Many seasoned hunters rely on the old .30-30 or.30 WCF and with good reason. It works, and it works well. I enjoy shooting and hunting deer with other rifles and shotguns, but I make a point to take a .30-30 lever gun into the woods at least a few days each year. The attributes that make these guns so popular begin with their handling qualities. A lever action carbine handles like a good bird gun. It comes to the shoulder without thinking about it, and points naturally. They are light and handy, easy to carry and easy to shoot with a relatively light recoil, yet plenty of power to cleanly and quickly dispatch game. Another good thing about the old thirty-thirty is that just about anywhere that sells ammunition in North America will have a few boxes on hand. In my opinion, the carbines and rifles chambered for the .30-30 cartridge are plenty accurate for big game hunting, and some of these leverguns are surprisingly accurate, shooting right along with a good bolt action rifle, and handling much better than most. Yes, I must admit that I have an unusual fondness for the lever action rifle. It is all about the handling. Nothing carries as well, nor points as naturally. I have several, but never quite enough. Just three weeks ago I was gifted another Winchester model 94 by a customer and friend. It was built in 1963, and is chambered for the good old .30-30. I have several modern rifles that have superb scopes and sport much better ballistics, but they have nothing like the character of an old Winchester.

Looking at the ballistics of the .30 WCF or .30-30, most new shooters are unimpressed, to say the least. However, the cartridge and the guns are more than the sum of their parts. These rifles impart a different experience to the user. Somehow, the whole hunting experience is better with a thirty-thirty levergun. It defies explanation, but the meat tastes better and the trophy looks better on the wall when taken with one of these old fashioned and often derided leverguns. Some readers will understand what I mean, and others will think that I am nuts. However, in the hands of a good hunter, they kill the game every bit as dead as the latest and greatest rifle. Over the years I acquired a few more lever actions and depending on the situation, I still enjoy carrying my 1919 Winchester model 94 in pursuit of whitetails. For still-hunting through thick cover, where shots will be off-hand and close, it can’t be beat.

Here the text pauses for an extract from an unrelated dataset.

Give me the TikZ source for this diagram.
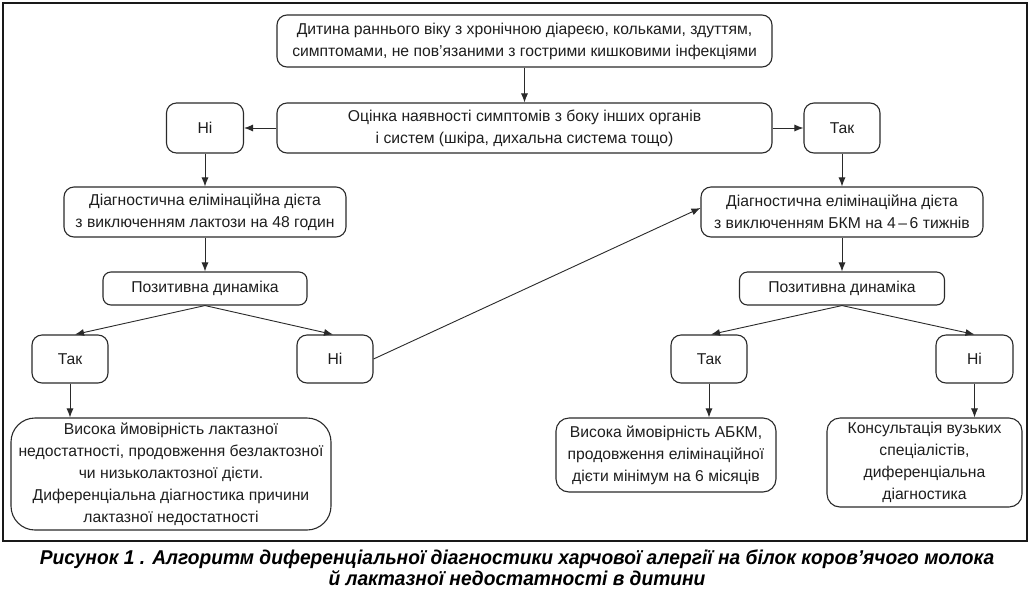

Unfortunately, hunting in Connecticut has changed drastically over the years, as many new regulations and crazy restrictions are imposed on hunters. I remember, not so long ago, when you could buy a rifle or shotgun from a private seller and all you needed was a bill of sale or in many instances a formal handshake was all it took. Unfortunately it is against the law to hunt with a rifle on state land except with a rim-fired .22. For someone like me who loves hunting with a rifle like a .30-30, we are very limited to hunting on private land (with 10+ acres), with signed permission from the land owner. If you are lucky to find such a gem or someone willing to allow you to hunt their land, you must treasure them and always reward them with a deer backstrap or tenderloin, a bottle of Chianti and a promise to help maintain the grounds….

3 replies
  1. Rosco
    Rosco says:

    I have a 1921 issues of the Win 94 in 32 spl. It was my father’s and he kept it in very good condition. He bought it in the mid 1950’s and hunted deer with it in the forests of the northern Adirondacks for more than 50 years. I seldom shoot it now due to the CT restrictions you’ve mentioned. Great rifle, great sense of history.

    • Pedro Ferreira
      Pedro Ferreira says:

      I’m considering getting an out of state NY hunting license this year (2019). From what I gather so far it looks like NY state allows any caliber rifle to be used for hunting in public land. Even though it would cost $100, it would definitely be worth it to me.

      • Rosco
        Rosco says:

        I’m pretty sure .243 is the smallest caliber allowed in NY State for deer hunting. I hunted in the area north of Watertown, NY for several years. There are different regulations that apply whether you’re hunting Northern Tier or Southern. I’ve never hunted Southern Tier in NY.